Lorsqu’ils seront opérationnels, les ordinateurs quantiques constitueront une sinistre menace pour les systèmes cryptographiques actuels, car ces ordinateurs peuvent potentiellement briser de nombreux protocoles utilisés aujourd’hui. Les techniques cryptographiques préquantiques reposent sur des formules mathématiques qui nécessitent des capacités de calculs hors de portée pour un groupe de hackers qui utilise l’informatique conventionnelle. Par exemple, la résistance de l’algorithme de chiffrement à clé publique RSA repose sur la factorisation des grands nombres, une opération difficile pour les capacités de calcul des ordinateurs actuels, à moins d’amasser une puissance de calcul gigantesque et de disposer de quelques milliers d’années.
Mais avec l’avènement proche des ordinateurs quantiques, l’opération peut être complétée en quelques secondes. Ceux-ci sont capables de résoudre certains problèmes mathématiques beaucoup plus rapidement que les ordinateurs classiques, notamment la factorisation des grands nombres et la résolution du problème du logarithme discret. De fait, aucun système cryptographique actuellement utilisé pour sécuriser les communications et les données ne peut résister à un ordinateur quantique, des transactions en ligne, aux informations bancaires et aux données sensibles des entreprises et des organismes publics et gouvernementaux.
Les algorithmes PQC à la rescousse
Pour faire face à cette menace, la cryptographie post-quantique (PQC) est un domaine de la cryptographie qui traite du développement d’algorithmes cryptographiques résistants aux attaques des ordinateurs quantiques. Outre les organismes de normalisation, de nombreux fournisseurs de technologie prennent des initiatives pour fournir aux entreprises, parfois gratuitement comme vient de l’annoncer Cloudflare, des technologies post-quantiques en proposant des services, des bibliothèques, du matériel et des normes.Les organismes de régulation et normatifs fédèrent les contributions pour développer des technologies algorithmiques et des protocoles qui reposent sur des problèmes mathématiques considérés comme difficilement violables, même pour les ordinateurs quantiques, tels que la cryptographie à base de treillis ou de hachage. Dans ce domaine, les États-Unis ont pris de l’avance sur les Européens. En juillet 2022, le NIST (National Institute of Standards and Technology) a dévoilé la liste des quatre algorithmes lauréats du troisième tour et candidats à la normalisation PQC. Le processus de normalisation est à présent dans sa quatrième phase, au cours de laquelle les quatre algorithmes seront normalisés.

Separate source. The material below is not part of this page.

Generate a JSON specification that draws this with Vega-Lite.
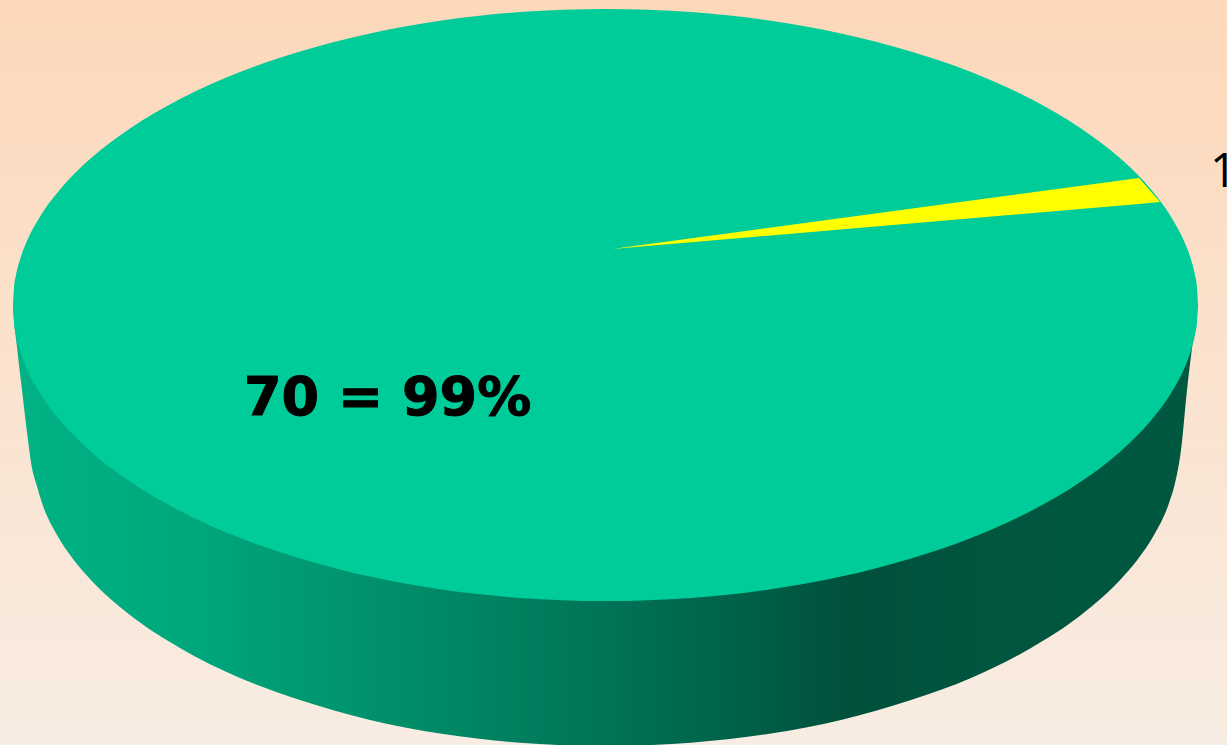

L’écosystème se met en place
Quatre autres candidats supplémentaires pour le mécanisme d’encapsulation des clés ont été introduits pour le quatrième tour. De son côté, l’Institut européen des normes de télécommunications (ETSI), l’organisme de normalisation des technologies, dont la cryptographie, évalue les algorithmes cryptographiques post-quantiques afin de déterminer s’ils conviennent à différentes applications et à différents environnements. L’organisation développe également des suites de tests et des critères d’évaluation pour aider les entreprises et les organisations à évaluer la sécurité et les performances des algorithmes cryptographiques post-quantiques.Du côté des fournisseurs, l’écosystème se met en place. De nombreuses initiatives et offres (payantes et gratuites) ont été prises, proposant des services, des bibliothèques, du matériel et des normes. Les fournisseurs de services dans le cloud tels qu’AWS, Google Cloud et Microsoft Azure proposent des services de cryptographie post-quantique qui peuvent être intégrés dans les applications et les systèmes des clients. De nombreux fournisseurs de technologies développent des bibliothèques cryptographiques post-quantiques qui pourront être intégrées par les développeurs de logiciels dans leurs applications. Les fournisseurs de matériel travaillent sur des modules de sécurité matériels (Hardware security modules), des dispositifs utilisés pour stocker des clés et effectuer des opérations cryptographiques.
En tirant parti de ces initiatives, les entreprises peuvent se préparer à l’ère de l’informatique quantique et s’assurer que leurs données restent sécurisées. En commençant par évaluer leur infrastructure cryptographique actuelle, les entreprises peuvent répertorier les systèmes utilisés dans l’organisation, déterminer le chemin de migration et les solutions les plus appropriées, et enfin les moyens à mettre en œuvre pour cette transition et le calendrier.